Retype the opening lines of the data exactly, stopping after the line that contains "SERIF = ['Liberation". Skip every picture.
---------------
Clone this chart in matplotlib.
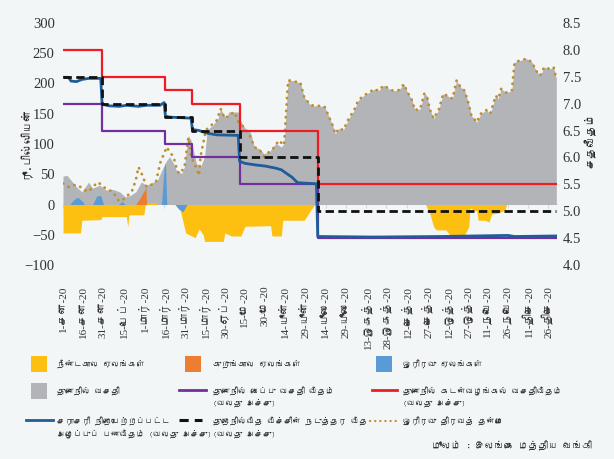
import matplotlib
matplotlib.use('Agg')
import matplotlib.pyplot as plt
from matplotlib import font_manager
from matplotlib.ft2font import FT2Font
from matplotlib.lines import Line2D
from matplotlib.patches import Rectangle
import numpy as np
import pandas as pd


def find_tamil_font():
    # look for any installed face that has Tamil glyphs
    for f in font_manager.fontManager.ttflist:
        try:
            if 0x0BA4 in FT2Font(f.fname).get_charmap():
                return f.name
        except Exception:
            continue
    return None


TAMIL = find_tamil_font()
SANS = ([TAMIL] if TAMIL else []) + ['DejaVu Sans']
SERIF = ['Liberation Serif'] + ([TAMIL] if TAMIL else []) + ['DejaVu Sans']

# ---- data (days counted from 1 Jan 2020) ----
standing_days = [0, 3, 6, 10, 14, 19, 22, 27, 32, 37, 42, 46, 50, 54, 58, 62, 67, 70, 74, 77,
                 79, 82, 84, 88, 90, 93, 95, 99, 102, 105, 107, 111, 115, 117, 121, 123, 130, 132, 136, 139,
                 142, 146, 149, 153, 158, 162, 164, 167, 170, 174, 176, 179, 183, 186, 190, 194, 197, 200, 202, 205,
                 208, 212, 216, 219, 223, 227, 231, 234, 238, 242, 245, 249, 253, 255, 259, 261, 265, 268, 270, 272,
                 275, 279, 282, 285, 289, 292, 295, 298, 301, 303, 307, 310, 314, 317, 321, 323, 325, 329, 333, 335,
                 339, 344, 348, 351, 354, 357, 361, 364, 366]
standing_vals = [47, 48, 40, 29, 21, 37, 27, 32, 24, 25, 21, 13, 15, 21, 37, 32, 37, 40, 60, 73,
                 79, 68, 57, 51, 62, 114, 106, 68, 62, 79, 123, 131, 142, 158, 142, 153, 153, 137, 123, 120,
                 95, 92, 84, 87, 101, 95, 101, 205, 205, 202, 202, 177, 166, 163, 163, 162, 147, 131, 117, 126,
                 123, 142, 156, 172, 180, 185, 191, 188, 197, 191, 188, 189, 199, 188, 172, 156, 158, 183, 180, 158,
                 142, 158, 183, 180, 175, 205, 194, 188, 166, 147, 136, 150, 156, 150, 180, 175, 191, 185, 188, 235,
                 238, 241, 235, 221, 213, 227, 224, 227, 208]

# overnight liquidity before mid-June (afterwards it equals the standing facility)
liq_days_early = [0, 4, 7, 11, 16, 19, 22, 26, 30, 34, 37, 41, 43, 47, 51, 54, 56, 59, 62, 65,
                  69, 72, 74, 77, 79, 82, 84, 86, 90, 93, 95, 98, 101, 102, 106, 110, 114, 117, 120, 123,
                  127, 130, 134, 138, 142, 146, 149, 153, 157, 160, 164]
liq_vals_early = [35, 29, 32, 32, 24, 21, 29, 37, 29, 24, 21, 7, 5, 13, 21, 40, 62, 48, 29, 32,
                  37, 68, 79, 95, 87, 79, 62, 51, 60, 111, 79, 65, 48, 79, 123, 131, 139, 158, 142, 147,
                  153, 137, 128, 117, 95, 90, 79, 87, 95, 106, 98]

long_days = [0, 13, 14, 28, 29, 47, 48, 49, 60, 61, 64, 69, 70, 86, 91, 98, 101, 104, 105, 119,
             120, 125, 132, 135, 154, 155, 162, 163, 179, 183, 186, 187, 269, 272, 275, 277, 284, 287, 298, 301,
             302, 307, 308, 313, 316, 318, 323, 328, 329, 366]
long_vals = [-47, -47, -26, -25, -20, -20, -37, -17, -17, 0, 3, 3, 0, 0, -47, -55, -40, -50, -61, -61,
             -47, -52, -52, -36, -35, -52, -52, -26, -26, -12, -2, 0, 0, -14, -37, -42, -42, -50, -50, -37,
             -6, -11, -26, -26, -29, -16, -14, -9, 0, 0]

short_days = [54, 57, 60, 61.5, 62]
short_vals = [0, 10, 22, 28, 0]

overnight_days = [5, 8, 11, 14, 16, 22, 25, 28, 30, 41, 44, 46, 73, 75, 76, 77, 83, 86, 89, 92]
overnight_vals = [0, 8, 12, 6, 0, 0, 14, 15, 0, 0, 5, 0, 0, 60, 70, 0, 0, -8, -12, 0]

# policy rates (right axis)
policy_days = [0, 29, 76, 96, 131, 189, 366]
slfr = [8.0, 7.5, 7.25, 7.0, 6.5, 5.5, 5.5]
sdfr = [7.0, 6.5, 6.25, 6.0, 5.5, 4.5, 4.5]
corridor_mid = [7.5, 7.0, 6.75, 6.5, 6.0, 5.0, 5.0]

awcmr_days = [0, 4, 6, 10, 14, 19, 28, 29, 34, 42, 47, 56, 62, 72, 75, 76, 79, 95, 96, 101,
              107, 114, 130, 131, 135, 143, 150, 158, 162, 166, 170, 174, 188, 189, 230, 280, 330, 335, 366]
awcmr = [7.49, 7.49, 7.42, 7.41, 7.45, 7.47, 7.47, 6.99, 6.96, 6.95, 6.97, 6.95, 6.97, 6.97, 7.02, 6.77, 6.75, 6.73, 6.52, 6.50,
         6.45, 6.42, 6.41, 5.93, 5.89, 5.86, 5.84, 5.80, 5.77, 5.70, 5.63, 5.53, 5.51, 4.53, 4.52, 4.53, 4.55, 4.53, 4.54]

tick_labels = ['1-சன-20', '16-சன-20', '31-சன-20', '15-பெப்-20', '1-மார்-20', '16-மார்-20',
               '31-மார்-20', '15-மார்-20', '30-ஏப்-20', '15-மே-20', '30-மே-20', '14-யூன்-20',
               '29-யூன்-20', '14-யூலை-20', '29-யூலை-20', '13-ஓகத்-20', '28-ஓகத்-20', '12-செத்-20',
               '27-செத்-20', '12-ஒத்-20', '27-ஒத்-20', '11-நவெ-20', '26-நவெ-20', '11-திசெ-20', '26-திசெ-20']

BASE = pd.Timestamp('2020-01-01')


def to_dates(days):
    return (BASE + pd.to_timedelta(np.asarray(days, dtype=float), unit='D')).to_numpy()


BG = '#F3F6F6'
GREY = '#B3B4B7'
YELLOW = '#FDC010'
ORANGE = '#ED7D31'
LBLUE = '#5B9BD5'
PURPLE = '#7030A0'
RED = '#EE1C25'
DBLUE = '#1F5C99'
GOLD = '#BF8E30'
DOTS = (0, (0.1, 2.2))

W, H = 614, 459


def box(l, t, r, b):
    return [l / W, 1 - b / H, (r - l) / W, (b - t) / H]


fig = plt.figure(figsize=(6.14, 4.59), dpi=100, facecolor=BG)
ax = fig.add_axes(box(63, 23, 557, 265))
ax.set_facecolor('none')

ax.fill_between(to_dates(standing_days), standing_vals, 0, color=GREY, lw=0, zorder=1)
ax.fill_between(to_dates(long_days), long_vals, 0, color=YELLOW, lw=0, zorder=2)
ax.fill_between(to_dates(short_days), short_vals, 0, color=ORANGE, lw=0, zorder=2)
ax.fill_between(to_dates(overnight_days), overnight_vals, 0, color=LBLUE, lw=0, zorder=2)

idx = standing_days.index(167)
liq_days = liq_days_early + standing_days[idx:]
liq_vals = liq_vals_early + standing_vals[idx:]
ax.plot(to_dates(liq_days), liq_vals, color=GOLD, lw=2.0, ls=DOTS,
        dash_capstyle='round', zorder=3)

ax.set_ylim(-100, 300)
ax.set_yticks(range(-100, 301, 50))
ax.set_xlim(BASE, BASE + pd.Timedelta(days=366.5))
tick_dates = pd.date_range('2020-01-01', periods=len(tick_labels), freq='15D')
ax.set_xticks(tick_dates)
ax.set_xticklabels(tick_labels, rotation=90, fontsize=8)
for lbl in ax.get_xticklabels():
    lbl.set_fontfamily(SERIF)
    lbl.set_color('#333333')
for lbl in ax.get_yticklabels():
    lbl.set_fontfamily(['Liberation Serif'])
    lbl.set_fontsize(10.5)
    lbl.set_color('#333333')
ax.tick_params(axis='x', length=0, pad=15)
ax.tick_params(axis='y', length=0, pad=6)
for s in ax.spines.values():
    s.set_visible(False)

# category axis line at zero
zero_axis = ax.secondary_xaxis(0.25)
zero_axis.set_xticks(tick_dates)
zero_axis.set_xticklabels([''] * len(tick_dates))
zero_axis.tick_params(length=3, color='#D9D9D9', width=0.8)
zero_axis.spines['bottom'].set_color('#D9D9D9')
zero_axis.spines['bottom'].set_linewidth(0.8)

ax2 = ax.twinx()
ax2.step(to_dates(policy_days), sdfr, where='post', color=PURPLE, lw=1.6)
ax2.step(to_dates(policy_days), slfr, where='post', color=RED, lw=1.6)
ax2.plot(to_dates(awcmr_days), awcmr, color=DBLUE, lw=2.0)
ax2.step(to_dates(policy_days), corridor_mid, where='post', color='#111111', lw=2.0,
         ls=(0, (3, 1.6)))
ax2.set_ylim(4.0, 8.5)
ax2.set_yticks(np.arange(4.0, 8.51, 0.5))
ax2.set_yticklabels([f'{v:.1f}' for v in np.arange(4.0, 8.51, 0.5)])
for lbl in ax2.get_yticklabels():
    lbl.set_fontfamily(['Liberation Serif'])
    lbl.set_fontsize(10.5)
    lbl.set_color('#333333')
ax2.tick_params(axis='y', length=0, pad=4)
for s in ax2.spines.values():
    s.set_visible(False)

fig.text(25 / W, 1 - 143 / H, 'ரூ.பில்லியன்', rotation=90, ha='center', va='center',
         fontsize=8, family=SANS, color='#222222')
fig.text(590 / W, 1 - 140 / H, 'சதவீதம்', rotation=90, ha='center', va='center',
         fontsize=8, family=SANS, color='#222222')

# ---- legend drawn by hand (three aligned columns) ----
TXT = dict(fontsize=6.0, family=SANS, color='#333333', va='center', ha='left')


def square(x, y, color):
    fig.add_artist(Rectangle((x / W, 1 - (y + 8) / H), 16 / W, 16 / H,
                             transform=fig.transFigure, color=color, lw=0))


def keyline(x0, x1, y, **kw):
    fig.add_artist(Line2D([x0 / W, x1 / W], [1 - y / H, 1 - y / H],
                          transform=fig.transFigure, **kw))


square(31, 364, YELLOW)
fig.text(57 / W, 1 - 364 / H, 'நீண்டகால ஏலங்கள்', **TXT)
square(185, 364, ORANGE)
fig.text(213 / W, 1 - 364 / H, 'குறுங்கால ஏலங்கள்', **TXT)
square(376, 364, LBLUE)
fig.text(403 / W, 1 - 364 / H, 'ஓரிரவு ஏலங்கள்', **TXT)

square(31, 391, GREY)
fig.text(57 / W, 1 - 391 / H, 'துணைநில் வசதி', **TXT)
keyline(179, 206, 390, color=PURPLE, lw=2)
fig.text(213 / W, 1 - 396.5 / H, 'துணைநில் வைப்பு வசதி வீதம்\n(வலது அச்சு)', linespacing=1.6, **TXT)
keyline(372, 397, 390, color=RED, lw=2)
fig.text(403 / W, 1 - 396.5 / H, 'துணைநில் கடன்வழங்கல் வசதிவீதம்\n(வலது அச்சு)', linespacing=1.6, **TXT)

keyline(26, 53, 420, color=DBLUE, lw=2)
fig.text(57 / W, 1 - 427 / H, 'சராசரி நிறையேற்றப்பட்ட\nஅழைப்புப் பணவீதம் (வலது அச்சு)', linespacing=1.6, **TXT)
keyline(179, 202, 420, color='#111111', lw=2.2, ls=(0, (3, 2)))
fig.text(213 / W, 1 - 427 / H, 'துறைநில்வீத வீச்சின் நடுத்தர வீத\n(வலது அச்சு)', linespacing=1.6, **TXT)
keyline(370, 398, 421, color=GOLD, lw=1.6, ls=DOTS, dash_capstyle='round')
fig.text(403 / W, 1 - 421 / H, 'ஓரிரவு திரவத் தன்மை', **TXT)

# source note: italic "மூலம் :" followed by the bank name
src = fig.text(592 / W, 1 - 446 / H, 'இலங்கை மத்திய வங்கி', fontsize=7, family=SANS,
               color='#333333', ha='right', va='center')
fig.canvas.draw()
bb = src.get_window_extent()
fig.text((bb.x0 - 4) / W, 1 - 446 / H, 'மூலம் :', fontsize=7, family=SANS, style='italic',
         color='#333333', ha='right', va='center')

fig.savefig('out.png', dpi=100, facecolor=BG)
---------------
**CORRECT OUTPUT**
Clone this chart in matplotlib.
import matplotlib
matplotlib.use('Agg')
import matplotlib.pyplot as plt
from matplotlib import font_manager
from matplotlib.ft2font import FT2Font
from matplotlib.lines import Line2D
from matplotlib.patches import Rectangle
import numpy as np
import pandas as pd


def find_tamil_font():
    # look for any installed face that has Tamil glyphs
    for f in font_manager.fontManager.ttflist:
        try:
            if 0x0BA4 in FT2Font(f.fname).get_charmap():
                return f.name
        except Exception:
            continue
    return None


TAMIL = find_tamil_font()
SANS = ([TAMIL] if TAMIL else []) + ['DejaVu Sans']
SERIF = ['Liberation Serif'] + ([TAMIL] if TAMIL else []) + ['DejaVu Sans']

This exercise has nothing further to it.